Exercise was brought up in a list of suggested activities to help one to move through common emotions. Subtle, simple ways for anyone to attempt. For instance, sadness can be supported through a walk in nature or meditation. I already do that! Anger is about screaming into or pounding a pillow. I already do that! She also suggests visiting a rage room which is now high on my list of things to do this year. Her moveTHRU method is an acronym to help you feel your pain and move forward with it to the love it also holds. This is an exercise even I can get into.

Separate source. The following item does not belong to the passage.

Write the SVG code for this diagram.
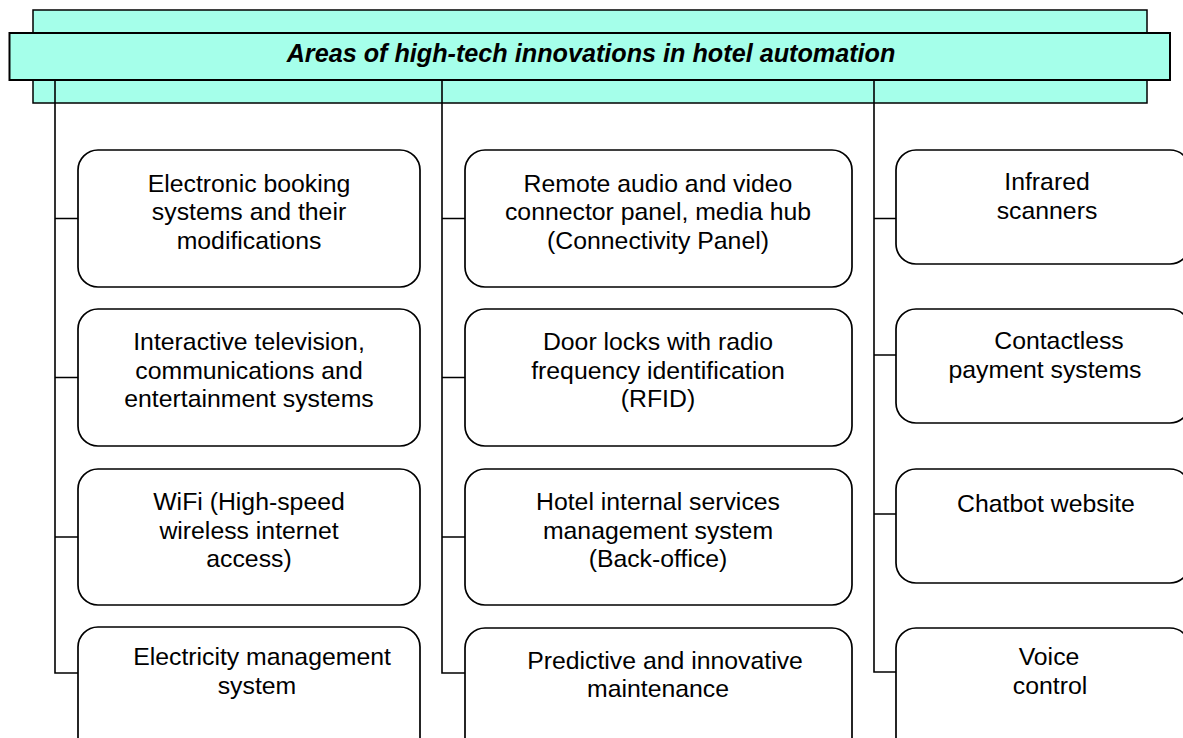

The last two parts of her book are about how we are forced to adapt to our life and by doing so, expand. This is always where I get stuck. How the death of Zane will morph me into this joyful being that has a clearly defined purpose and thrives within the newfangled world of grief tainted joy. I feel stuck. And then what I realized, reading this book, is that I’m not really stuck. I am doing the work. Somewhere I assumed there was a deadline where I would be that big and better version sooner than this. But there is no time limit on any part of grief. And if I believe that love is the other side of grief, that they are one, then growing and expanding is not a contract to be completed. It will be my whole lifetime; writing my story and within that, the next chapters that honor my loved ones.